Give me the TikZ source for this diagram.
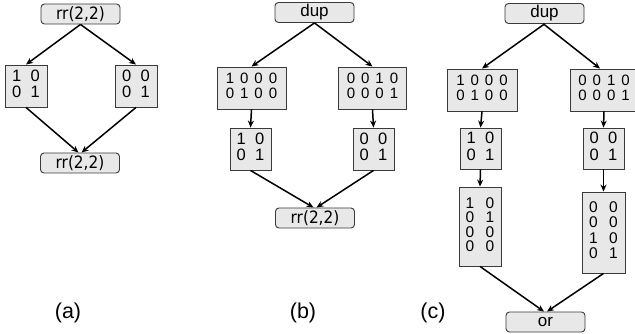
\documentclass[tikz,border=0pt]{standalone}
\usepackage{fontspec}
\setmainfont{Liberation Sans}
\newfontfamily\opfont{DejaVu Sans Condensed}
\usetikzlibrary{arrows.meta}
\definecolor{boxfill}{HTML}{E8E8E8}
\definecolor{boxline}{HTML}{3A3A3A}
\tikzset{
  opnode/.style={draw=boxline, line width=0.9pt, rounded corners=3.5pt, fill=boxfill,
    minimum width=79pt, minimum height=20pt, inner sep=0pt, font=\fontsize{17}{17}\selectfont},
  matnode/.style={draw=boxline, line width=0.9pt, fill=boxfill, inner sep=0pt},
  arr/.style={line width=1.5pt, -{Stealth[length=7pt,width=6pt]}},
  panlab/.style={font=\fontsize{21.5}{22}\selectfont, inner sep=0pt}
}
% 2x2 matrices
\newcommand{\mtwo}[1]{\fontsize{16.5}{16}\selectfont\begin{tabular}{@{}c@{\hspace{9.5pt}}c@{}}#1\end{tabular}}
% 2x4 matrices
\newcommand{\mfour}[1]{\fontsize{15}{14}\selectfont\begin{tabular}{@{}c@{\hspace{6pt}}c@{\hspace{6pt}}c@{\hspace{6pt}}c@{}}#1\end{tabular}}
% 4x2 matrices
\newcommand{\mtall}[2]{\fontsize{15.5}{#1}\selectfont\begin{tabular}{@{}c@{\hspace{11.5pt}}c@{}}#2\end{tabular}}
\begin{document}
\begin{tikzpicture}[x=1pt,y=-1pt]
\useasboundingbox (0,0) rectangle (635,334);
% ---------- (a)
\node[opnode] (a1) at (80.5,14) {\opfont rr(2,2)};
\node[matnode, minimum width=42pt, minimum height=42pt] (aL) at (26,86) {\mtwo{1 & 0\\0 & 1}};
\node[matnode, minimum width=42pt, minimum height=42pt] (aR) at (136,86) {\mtwo{0 & 0\\0 & 1}};
\node[opnode] (a2) at (80,163) {\opfont rr(2,2)};
\draw[arr] (a1.south) -- (aL.north);
\draw[arr] (a1.south) -- (aR.north);
\draw[arr] (aL.south) -- ([xshift=-1.5pt]a2.north);
\draw[arr] (aR.south) -- ([xshift=1.5pt]a2.north);
\node[panlab] (la) at (68,313) {(a)};
% ---------- (b)
\node[opnode] (b1) at (314.5,12.5) {dup};
\node[matnode, minimum width=69pt, minimum height=42pt] (bL1) at (251.5,88) {\mfour{1&0&0&0\\0&1&0&0}};
\node[matnode, minimum width=68pt, minimum height=42pt] (bR1) at (372.5,88) {\mfour{0&0&1&0\\0&0&0&1}};
\node[matnode, minimum width=41pt, minimum height=42pt] (bL2) at (250.5,149) {\mtwo{1 & 0\\0 & 1}};
\node[matnode, minimum width=41pt, minimum height=42pt] (bR2) at (373.5,149) {\mtwo{0 & 0\\0 & 1}};
\node[opnode] (b2) at (315,218) {\opfont rr(2,2)};
\draw[arr] (b1.south) -- (bL1.north);
\draw[arr] (b1.south) -- (bR1.north);
\draw[arr] (bL1.south) -- (bL2.north);
\draw[arr] (bR1.south) -- (bR2.north);
\draw[arr] (bL2.south) -- ([xshift=-1.5pt]b2.north);
\draw[arr] (bR2.south) -- ([xshift=1.5pt]b2.north);
\node[panlab] (lb) at (303,313) {(b)};
% ---------- (c)
\node[opnode] (c1) at (544.5,13.5) {dup};
\node[matnode, minimum width=70pt, minimum height=42pt] (cL1) at (482,90) {\mfour{1&0&0&0\\0&1&0&0}};
\node[matnode, minimum width=68pt, minimum height=42pt] (cR1) at (604,90) {\mfour{0&0&1&0\\0&0&0&1}};
\node[matnode, minimum width=41pt, minimum height=41pt] (cL2) at (480.5,148.5) {\mtwo{1 & 0\\0 & 1}};
\node[matnode, minimum width=41pt, minimum height=41pt] (cR2) at (603.5,148.5) {\mtwo{0 & 0\\0 & 1}};
\node[matnode, minimum width=42pt, minimum height=79pt] (cL3) at (480,226.5) {\raisebox{5pt}{\mtall{12}{1 & 0\\0 & 1\\0 & 0\\0 & 0}}};
\node[matnode, minimum width=43pt, minimum height=81pt] (cR3) at (603.5,232.5) {\mtall{15.5}{0 & 0\\0 & 0\\1 & 0\\0 & 1}};
\node[opnode] (c2) at (545.5,322) {or};
\draw[arr] (c1.south) -- (cL1.north);
\draw[arr] ([xshift=-1pt]c1.south) -- ([xshift=-4pt]cR1.north);
\draw[arr] (cL1.south) -- (cL2.north);
\draw[arr] (cR1.south) -- (cR2.north);
\draw[arr] (cL2.south) -- (cL3.north);
\draw[arr] (cR2.south) -- (cR3.north);
\draw[arr] (cL3.south) -- ([xshift=-1.5pt]c2.north);
\draw[arr] (cR3.south) -- ([xshift=1.5pt]c2.north);
\node[panlab] (lc) at (433,313) {(c)};
\end{tikzpicture}
\end{document}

■ ■ ■ ■ ■

— Given exercise —
Omit pictures; set down the rest of the material word for word.

— Complete output —
Give me the TikZ source for this diagram.
\documentclass[tikz,border=0pt]{standalone}
\usepackage{fontspec}
\setmainfont{Liberation Sans}
\newfontfamily\opfont{DejaVu Sans Condensed}
\usetikzlibrary{arrows.meta}
\definecolor{boxfill}{HTML}{E8E8E8}
\definecolor{boxline}{HTML}{3A3A3A}
\tikzset{
  opnode/.style={draw=boxline, line width=0.9pt, rounded corners=3.5pt, fill=boxfill,
    minimum width=79pt, minimum height=20pt, inner sep=0pt, font=\fontsize{17}{17}\selectfont},
  matnode/.style={draw=boxline, line width=0.9pt, fill=boxfill, inner sep=0pt},
  arr/.style={line width=1.5pt, -{Stealth[length=7pt,width=6pt]}},
  panlab/.style={font=\fontsize{21.5}{22}\selectfont, inner sep=0pt}
}
% 2x2 matrices
\newcommand{\mtwo}[1]{\fontsize{16.5}{16}\selectfont\begin{tabular}{@{}c@{\hspace{9.5pt}}c@{}}#1\end{tabular}}
% 2x4 matrices
\newcommand{\mfour}[1]{\fontsize{15}{14}\selectfont\begin{tabular}{@{}c@{\hspace{6pt}}c@{\hspace{6pt}}c@{\hspace{6pt}}c@{}}#1\end{tabular}}
% 4x2 matrices
\newcommand{\mtall}[2]{\fontsize{15.5}{#1}\selectfont\begin{tabular}{@{}c@{\hspace{11.5pt}}c@{}}#2\end{tabular}}
\begin{document}
\begin{tikzpicture}[x=1pt,y=-1pt]
\useasboundingbox (0,0) rectangle (635,334);
% ---------- (a)
\node[opnode] (a1) at (80.5,14) {\opfont rr(2,2)};
\node[matnode, minimum width=42pt, minimum height=42pt] (aL) at (26,86) {\mtwo{1 & 0\\0 & 1}};
\node[matnode, minimum width=42pt, minimum height=42pt] (aR) at (136,86) {\mtwo{0 & 0\\0 & 1}};
\node[opnode] (a2) at (80,163) {\opfont rr(2,2)};
\draw[arr] (a1.south) -- (aL.north);
\draw[arr] (a1.south) -- (aR.north);
\draw[arr] (aL.south) -- ([xshift=-1.5pt]a2.north);
\draw[arr] (aR.south) -- ([xshift=1.5pt]a2.north);
\node[panlab] (la) at (68,313) {(a)};
% ---------- (b)
\node[opnode] (b1) at (314.5,12.5) {dup};
\node[matnode, minimum width=69pt, minimum height=42pt] (bL1) at (251.5,88) {\mfour{1&0&0&0\\0&1&0&0}};
\node[matnode, minimum width=68pt, minimum height=42pt] (bR1) at (372.5,88) {\mfour{0&0&1&0\\0&0&0&1}};
\node[matnode, minimum width=41pt, minimum height=42pt] (bL2) at (250.5,149) {\mtwo{1 & 0\\0 & 1}};
\node[matnode, minimum width=41pt, minimum height=42pt] (bR2) at (373.5,149) {\mtwo{0 & 0\\0 & 1}};
\node[opnode] (b2) at (315,218) {\opfont rr(2,2)};
\draw[arr] (b1.south) -- (bL1.north);
\draw[arr] (b1.south) -- (bR1.north);
\draw[arr] (bL1.south) -- (bL2.north);
\draw[arr] (bR1.south) -- (bR2.north);
\draw[arr] (bL2.south) -- ([xshift=-1.5pt]b2.north);
\draw[arr] (bR2.south) -- ([xshift=1.5pt]b2.north);
\node[panlab] (lb) at (303,313) {(b)};
% ---------- (c)
\node[opnode] (c1) at (544.5,13.5) {dup};
\node[matnode, minimum width=70pt, minimum height=42pt] (cL1) at (482,90) {\mfour{1&0&0&0\\0&1&0&0}};
\node[matnode, minimum width=68pt, minimum height=42pt] (cR1) at (604,90) {\mfour{0&0&1&0\\0&0&0&1}};
\node[matnode, minimum width=41pt, minimum height=41pt] (cL2) at (480.5,148.5) {\mtwo{1 & 0\\0 & 1}};
\node[matnode, minimum width=41pt, minimum height=41pt] (cR2) at (603.5,148.5) {\mtwo{0 & 0\\0 & 1}};
\node[matnode, minimum width=42pt, minimum height=79pt] (cL3) at (480,226.5) {\raisebox{5pt}{\mtall{12}{1 & 0\\0 & 1\\0 & 0\\0 & 0}}};
\node[matnode, minimum width=43pt, minimum height=81pt] (cR3) at (603.5,232.5) {\mtall{15.5}{0 & 0\\0 & 0\\1 & 0\\0 & 1}};
\node[opnode] (c2) at (545.5,322) {or};
\draw[arr] (c1.south) -- (cL1.north);
\draw[arr] ([xshift=-1pt]c1.south) -- ([xshift=-4pt]cR1.north);
\draw[arr] (cL1.south) -- (cL2.north);
\draw[arr] (cR1.south) -- (cR2.north);
\draw[arr] (cL2.south) -- (cL3.north);
\draw[arr] (cR2.south) -- (cR3.north);
\draw[arr] (cL3.south) -- ([xshift=-1.5pt]c2.north);
\draw[arr] (cR3.south) -- ([xshift=1.5pt]c2.north);
\node[panlab] (lc) at (433,313) {(c)};
\end{tikzpicture}
\end{document}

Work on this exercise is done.